[start]
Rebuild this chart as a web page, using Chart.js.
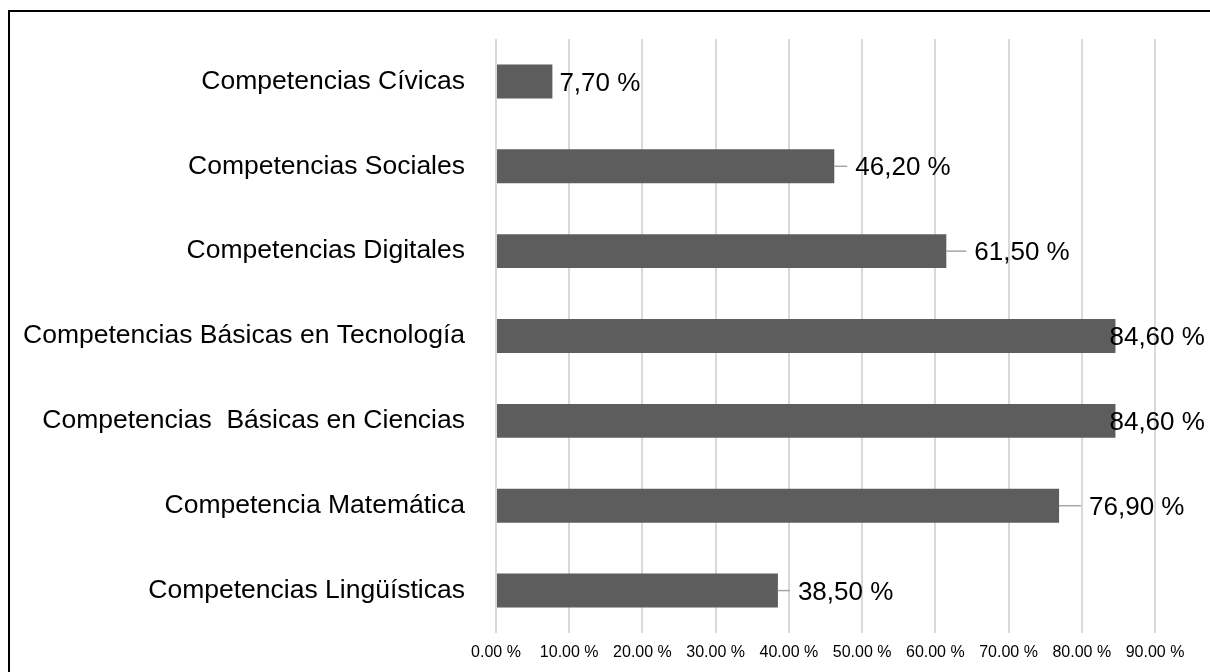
<!DOCTYPE html>
<html>
<head>
<meta charset="utf-8">
<script src="https://cdn.jsdelivr.net/npm/chart.js@4"></script>
<style>
	html, body { margin: 0; padding: 0; background: #fff; }
	#wrap { width: 1210px; height: 672px; position: relative; }
</style>
</head>
<body>
<div id="wrap"><canvas id="competencias"></canvas></div>
<script>
const categorias = [
	"Competencias Cívicas",
	"Competencias Sociales",
	"Competencias Digitales",
	"Competencias Básicas en Tecnología",
	"Competencias  Básicas en Ciencias",
	"Competencia Matemática",
	"Competencias Lingüísticas",
];
const porcentajes = [7.7, 46.2, 61.5, 84.6, 84.6, 76.9, 38.5];
const ejeTicks = [0, 10, 20, 30, 40, 50, 60, 70, 80, 90];

// where each data label sits, px right of the bar end (moved by hand in the original)
const desplazamiento = [7, 21, 28, -6, -6, 30, 20];

const barColor = "#5d5d5d";
const gridColor = "#d9d9d9";

const etiquetas = {
	id: "etiquetas",
	beforeDraw(chart) {
		const ctx = chart.ctx;
		ctx.save();
		ctx.fillStyle = "#000";
		ctx.fillRect(8, 10, chart.width, 2);
		ctx.fillRect(8, 10, 2, chart.height);
		ctx.restore();
	},
	afterDatasetsDraw(chart) {
		const ctx = chart.ctx;
		const meta = chart.getDatasetMeta(0);
		ctx.save();
		ctx.font = "26px 'Liberation Sans', Arial, sans-serif";
		ctx.textBaseline = "middle";
		ctx.fillStyle = "#000";
		meta.data.forEach(function (bar, i) {
			let d = desplazamiento[i];
			let x = bar.x + d;
			let y = bar.y + 2;
			if (d > 12) {
				ctx.strokeStyle = "#a6a6a6";
				ctx.lineWidth = 1.5;
				ctx.beginPath();
				ctx.moveTo(bar.x, bar.y);
				ctx.lineTo(x - 8, bar.y);
				ctx.stroke();
			}
			let txt = porcentajes[i].toFixed(2).replace(".", ",") + " %";
			ctx.fillText(txt, x, y);
		});
		ctx.restore();
	},
};

var canvas = document.getElementById("competencias");
var chart = new Chart(canvas, {
	type: "bar",
	data: {
		labels: categorias,
		datasets: [
			{
				data: porcentajes,
				backgroundColor: barColor,
				borderWidth: 0,
				barPercentage: 0.4,
				categoryPercentage: 1,
			},
		],
	},
	options: {
		indexAxis: "y",
		responsive: true,
		maintainAspectRatio: false,
		animation: false,
		layout: {
			padding: { top: 39, right: 55, left: 0, bottom: 0 },
		},
		scales: {
			x: {
				min: 0,
				max: 90,
				afterBuildTicks: function (scale) {
					scale.ticks = ejeTicks.map((v) => ({ value: v }));
				},
				afterFit: function (scale) {
					scale.height = 39;
				},
				grid: {
					color: gridColor,
					lineWidth: 2,
					drawTicks: false,
				},
				border: { display: false },
				ticks: {
					padding: 10,
					color: "#000",
					autoSkip: false,
					maxRotation: 0,
					minRotation: 0,
					font: { family: "'Liberation Sans', Arial, sans-serif", size: 16 },
					callback: function (value) {
						return value.toFixed(2) + " %";
					},
				},
			},
			y: {
				afterFit: function (scale) {
					scale.width = 496;
				},
				grid: { display: false },
				border: { display: false },
				ticks: {
					padding: 23,
					color: "#000",
					font: { family: "'Liberation Sans', Arial, sans-serif", size: 26.5 },
				},
			},
		},
		plugins: {
			legend: { display: false },
			tooltip: { enabled: false },
		},
	},
	plugins: [etiquetas],
});
</script>
</body>
</html>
[end]
Restate the data above exactly, stripping out each image.

Rebuild this chart as a web page, using Chart.js.
<!DOCTYPE html>
<html>
<head>
<meta charset="utf-8">
<script src="https://cdn.jsdelivr.net/npm/chart.js@4"></script>
<style>
	html, body { margin: 0; padding: 0; background: #fff; }
	#wrap { width: 1210px; height: 672px; position: relative; }
</style>
</head>
<body>
<div id="wrap"><canvas id="competencias"></canvas></div>
<script>
const categorias = [
	"Competencias Cívicas",
	"Competencias Sociales",
	"Competencias Digitales",
	"Competencias Básicas en Tecnología",
	"Competencias  Básicas en Ciencias",
	"Competencia Matemática",
	"Competencias Lingüísticas",
];
const porcentajes = [7.7, 46.2, 61.5, 84.6, 84.6, 76.9, 38.5];
const ejeTicks = [0, 10, 20, 30, 40, 50, 60, 70, 80, 90];

// where each data label sits, px right of the bar end (moved by hand in the original)
const desplazamiento = [7, 21, 28, -6, -6, 30, 20];

const barColor = "#5d5d5d";
const gridColor = "#d9d9d9";

const etiquetas = {
	id: "etiquetas",
	beforeDraw(chart) {
		const ctx = chart.ctx;
		ctx.save();
		ctx.fillStyle = "#000";
		ctx.fillRect(8, 10, chart.width, 2);
		ctx.fillRect(8, 10, 2, chart.height);
		ctx.restore();
	},
	afterDatasetsDraw(chart) {
		const ctx = chart.ctx;
		const meta = chart.getDatasetMeta(0);
		ctx.save();
		ctx.font = "26px 'Liberation Sans', Arial, sans-serif";
		ctx.textBaseline = "middle";
		ctx.fillStyle = "#000";
		meta.data.forEach(function (bar, i) {
			let d = desplazamiento[i];
			let x = bar.x + d;
			let y = bar.y + 2;
			if (d > 12) {
				ctx.strokeStyle = "#a6a6a6";
				ctx.lineWidth = 1.5;
				ctx.beginPath();
				ctx.moveTo(bar.x, bar.y);
				ctx.lineTo(x - 8, bar.y);
				ctx.stroke();
			}
			let txt = porcentajes[i].toFixed(2).replace(".", ",") + " %";
			ctx.fillText(txt, x, y);
		});
		ctx.restore();
	},
};

var canvas = document.getElementById("competencias");
var chart = new Chart(canvas, {
	type: "bar",
	data: {
		labels: categorias,
		datasets: [
			{
				data: porcentajes,
				backgroundColor: barColor,
				borderWidth: 0,
				barPercentage: 0.4,
				categoryPercentage: 1,
			},
		],
	},
	options: {
		indexAxis: "y",
		responsive: true,
		maintainAspectRatio: false,
		animation: false,
		layout: {
			padding: { top: 39, right: 55, left: 0, bottom: 0 },
		},
		scales: {
			x: {
				min: 0,
				max: 90,
				afterBuildTicks: function (scale) {
					scale.ticks = ejeTicks.map((v) => ({ value: v }));
				},
				afterFit: function (scale) {
					scale.height = 39;
				},
				grid: {
					color: gridColor,
					lineWidth: 2,
					drawTicks: false,
				},
				border: { display: false },
				ticks: {
					padding: 10,
					color: "#000",
					autoSkip: false,
					maxRotation: 0,
					minRotation: 0,
					font: { family: "'Liberation Sans', Arial, sans-serif", size: 16 },
					callback: function (value) {
						return value.toFixed(2) + " %";
					},
				},
			},
			y: {
				afterFit: function (scale) {
					scale.width = 496;
				},
				grid: { display: false },
				border: { display: false },
				ticks: {
					padding: 23,
					color: "#000",
					font: { family: "'Liberation Sans', Arial, sans-serif", size: 26.5 },
				},
			},
		},
		plugins: {
			legend: { display: false },
			tooltip: { enabled: false },
		},
	},
	plugins: [etiquetas],
});
</script>
</body>
</html>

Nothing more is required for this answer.